There were no known attacks on police officers in Michigan in 2015 perpetrated by alleged members of the sovereign citizen and militia movement. Yet Frost and countless other officers in Michigan and around the country got the same information, via DHS, warning of the threat to their lives. How much did it contribute to the climate of fear in which Frost shot and killed an unarmed seventeen year old for the crime of disagreeing with him?
This was not Frost's first encounter over his new SUV's high beams. According to the family's lawsuit, Frost had previously pulled over two other people who did the same thing as Guilford—flashed their high beams at him because his head lights were so bright. Neither of them were cited. But neither did they appear to challenge Frost's authority. Guilford did.

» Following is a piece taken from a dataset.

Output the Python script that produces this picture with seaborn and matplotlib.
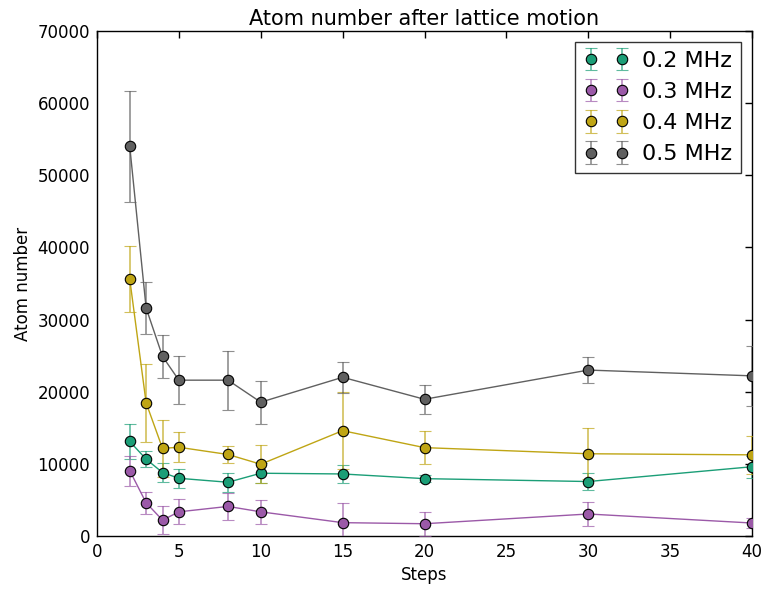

According to the report clearing Frost, Guilford's father and girlfriend said he focused on YouTube videos of police encounters. The report claimed the focus was "recent, sudden, out of the ordinary and may have influenced Deven in this traffic stop." That sounds like Guilford knew what his rights were and didn't want to permit Frost to trample that.
Frost did engage his body camera before exiting the vehicle to approach Guilford, so much of the encounter was caught on tape, though not the alleged assault nor the shooting. Guilford also tried to use his cellphone to record the interaction, but Frost eventually stopped that.
The Guilford family's lawsuit does not address the alleged assault of Frost. Instead, it argues the initial traffic stop and everything up to and after the alleged assault was an illegal action by Frost. They insist the prosecutor who cleared Frost interpreted the high beam law incorrectly, and that flashing your high beams at another driver is not against Michigan law. The family is seeking a jury trial.